CAIRASCHI EUSÉBI - Comment cultiver l’art de la nissartitude au quotidien.
La nissartitude n’est plus tout à fait ce qu’elle était depuis que
Jean-Marc Eusébi s’en est allé. La dernière fois que j’ai croisé son regard, éternellement bleu et chaleureux, ses yeux témoignaient du combat inégal qu’il menait contre cette saloperie de cancer. Un an de souffrances. À 45 ans, Jean-Marc, a quitté cette ville que cet artiste aimait tant et dont il a su décliner la diversité. Rien n’échappait à son crayon : créateur du journal satyrique «
Barre à Mine » ou «
Scènes d’Azur » dessinateur, graphiste en publicité, éditorialiste, enseignant en art et communication, auteur dramatique de bandes dessinées, romancier et concepteur de chars du
carnaval de Nice.
Eusébi incarnait une certaine forme de nissartitude, loufoque et décapante. Ses œuvres en témoignent, et notamment «
Le carnaval de Cougourdon » inaugurant une série d’ouvrages bilingues français-niçois. Mais s’il y a bien un message - il n’aurait pas apprécié le mot - plutôt, un clin d’œil, que semble adresser
Jean-Marc Eusébi à tous les amoureux de
Nice c’est de pratiquer l’art de cultiver l’attachement à cette singulière cité. La
nissartitude qui imprégnait, grâce à son humour acidulé, ses chars de carnaval nous renvoie à l’
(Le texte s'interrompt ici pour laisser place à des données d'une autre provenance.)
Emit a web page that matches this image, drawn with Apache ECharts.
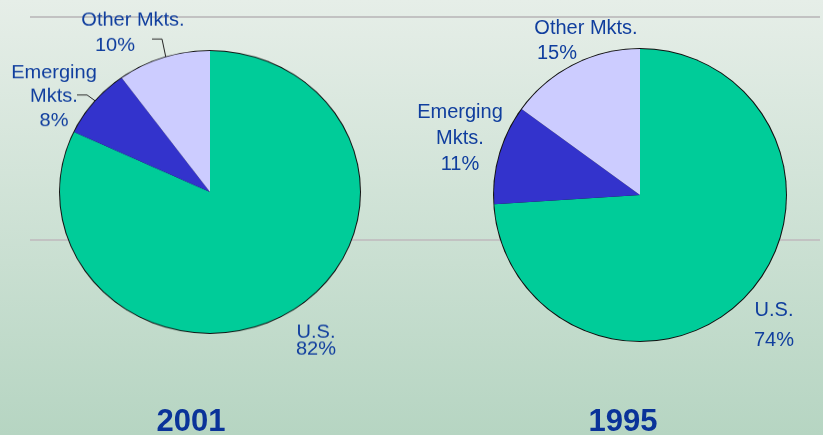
<!DOCTYPE html>
<html lang="en">
<head>
    <meta charset="UTF-8">
    <title>Market share pies</title>
    <script src="https://cdn.jsdelivr.net/npm/echarts@6/dist/echarts.min.js"></script>
    <style>
        body { margin: 0; }
        #wrap { position: relative; width: 823px; height: 435px; }
        #main, #left { position: absolute; left: 0; top: 0; width: 823px; height: 435px; }
        /* the 2001 pie is a little flattened in the original */
        #left { transform-origin: 210px 192px; transform: scaleY(0.94); }
    </style>
</head>
<body>
<div id="wrap">
    <div id="main"></div>
    <div id="left"></div>
</div>
<script>
    // data
    var segments = ['U.S.', 'Emerging\nMkts.', 'Other Mkts.'];
    var values2001 = [82, 8, 10];
    var values1995 = [74, 11, 15];
    var years = ['2001', '1995'];
    var colors = ['#00cc99', '#3333cc', '#ccccff'];

    var textColor = '#103e9e';
    var titleColor = '#0a3399';
    var font = 'Arial, "Liberation Sans", sans-serif';
    var squash = 0.94;   // vertical scale of the left chart
    var leftCy = 192;

    // label placement per slice (screen coords): block centre, line height, shift of the % line
    var place2001 = [
        {x: 316, y: 341, lh: 17, shift: 0, line: null},
        {x: 54, y: 97, lh: 24, shift: 0, line: [[97, 102], [87, 95], [77, 95]]},
        {x: 133, y: 33, lh: 26, shift: 36, line: [[166, 58], [162, 39], [152, 39]]}
    ];
    var place1995 = [
        {x: 774, y: 325, lh: 30, shift: 0, line: null},
        {x: 460, y: 138, lh: 26, shift: 0, line: null},
        {x: 586, y: 41, lh: 25, shift: 58, line: null}
    ];

    // screen y -> y inside the squashed left chart
    function unsquash(y) {
        return leftCy + (y - leftCy) / squash;
    }
    function localPlace(place) {
        return place.map(function (p) {
            return {
                x: p.x, y: unsquash(p.y), lh: p.lh / squash, shift: p.shift,
                line: p.line ? p.line.map(function (pt) { return [pt[0], unsquash(pt[1])]; }) : null
            };
        });
    }

    function buildData(values, place) {
        return values.map(function (v, i) {
            var p = place[i];
            return {
                name: segments[i],
                value: v,
                itemStyle: {color: colors[i]},
                label: {
                    formatter: '{n|' + segments[i] + '}\n{p|' + v + '%}',
                    rich: {
                        n: {fontSize: 20, lineHeight: p.lh, color: textColor, fontFamily: font},
                        p: {fontSize: 20, lineHeight: p.lh, color: textColor, fontFamily: font,
                            padding: [0, p.shift, 0, 0]}
                    }
                }
            };
        });
    }

    function pieSeries(values, place, center, r) {
        return [{
            // thin black outline behind the pie
            type: 'pie', silent: true, center: center, radius: r + 1,
            label: {show: false}, labelLine: {show: false},
            itemStyle: {color: '#111'},
            data: [{value: 1}],
            animation: false
        }, {
            type: 'pie', silent: true, center: center, radius: r,
            startAngle: 90, clockwise: true,
            animation: false,
            label: {show: true, position: 'outside', align: 'center', overflow: 'none'},
            labelLine: {show: true, lineStyle: {color: '#222', width: 1}, length: 5, length2: 5},
            labelLayout: function (params) {
                var p = place[params.dataIndex];
                return {
                    x: p.x, y: p.y, align: 'center', verticalAlign: 'middle',
                    labelLinePoints: p.line ? p.line : [[0, 0], [0, 0], [0, 0]]
                };
            },
            data: buildData(values, place)
        }];
    }

    var myChart = echarts.init(document.getElementById('main'));
    var option = {
        backgroundColor: new echarts.graphic.LinearGradient(0, 0, 0, 1, [
            {offset: 0, color: '#e6eee8'},
            {offset: 1, color: '#b6d5c2'}
        ]),
        title: [
            {text: years[0], left: 186, top: 402, textAlign: 'center',
                textStyle: {fontSize: 31, fontWeight: 'bold', color: titleColor, fontFamily: font}},
            {text: years[1], left: 618, top: 402, textAlign: 'center',
                textStyle: {fontSize: 31, fontWeight: 'bold', color: titleColor, fontFamily: font}}
        ],
        graphic: [
            {type: 'line', shape: {x1: 30, y1: 17, x2: 820, y2: 17}, z: -1,
                style: {stroke: '#c2c2c2', lineWidth: 2}},
            {type: 'line', shape: {x1: 30, y1: 240, x2: 820, y2: 240}, z: -1,
                style: {stroke: '#c2c2c2', lineWidth: 2}}
        ],
        series: pieSeries(values1995, place1995, [640, 195], 146)
    };
    myChart.setOption(option);

    var leftChart = echarts.init(document.getElementById('left'));
    leftChart.setOption({
        backgroundColor: 'transparent',
        series: pieSeries(values2001, localPlace(place2001), [210, leftCy], 150)
    });
</script>
</body>
</html>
identité niçoise dans ce qu’elle a de plus populaire au bon sens du terme. Sa dérision, ses répliques corrosives dissimulaient une vieille camaraderie avec sa ville. C’est qu’il l’aimait l’artiste. Alors la meilleure chose qui reste à faire pour tous ceux qui souhaitent penser à lui c’est d’entretenir sa propre nissartitude. En toute liberté. Se replonger au cœur de nos traditions et notre patrimoine, réapprendre à voir
Nice au-delà de ses embouteillages, de ses travaux du tram, savourer les milles et un recoins de cette cité où se niche encore-et pour longtemps, l’
authenticité Nissarde. Il suffit de pénétrer dans une église, arpenter une ruelle, fouiner un peu dans les quartiers, quels qu’ils soient. De
Saint Antoine Ginestière, en passant par
La Madeleine, la
place Garibaldi jusqu’aux rives du
Paillon, partout, palpite une parcelle de terroir niçois qui mérite le détour. Parfois, le regard s’arrête sur une partie de cartes ou de boules qui s’éternise, témoignage d’une tradition ancestrale. Ces moments de bonheur du
Comté de Nice, tous simples,
Richard Cairaschi les évoque avec humour et une certaine nostalgie dans son dernier one-man-show «
C’est déjà demain » ( jusqu’au 21 janvier au
Théâtre de la Cité).
Richard Cairaschi, autre chantre de la nissartitude, emprunte souvent les mêmes sentiers humoristiques qu’
Eusébi. Sans verser dans le folklorisme nostalgique béat que raillait
Eusébi, Cairaschi, le créateur des «
Chaises de la Promenade » et des «
Cent ans du Gym », dénonce l’inanité du modernisme. Il sait mieux que quiconque prendre «
du recul » par rapport au monde actuel. Le spectacle est construit autour d’un village, du pays niçois bien sûr «
C’est un peu l’histoire du rat des villes et du rat des champs, confie-t-il.
Et cela permet de situer comment les villageois perçoivent le modernisme Ou comment l‘inutile va devenir indispensable ».
Passent ainsi à la moulinette le portable, «
l’interné ! », pas l’internet. Le comédien, en filigrane, évoque des personnages terriblement «
nissarts », que l’on pourrait croire à jamais issus du passé et qui, pourtant, sont bel et bien présents aujourd’hui encore sur les places des villages ou au cœur des quartiers de Nice. Autant de personnages savoureux qui nous ramènent sans doute à l’essentiel : une certaine forme d’humanisme. Comme le souligne, un autre adepte de la nissartitude,
Jean-Marc Giaume, le président de la fédération des associations du
Comté de Nice qui se bat pour la préservation de notre patrimoine : «
Jean- Marc Eusébi et Ricard Cairaschi sont des humoristes passeurs de mémoire qui, par leurs créations, puisent dans la richesse du patrimoine nissart ».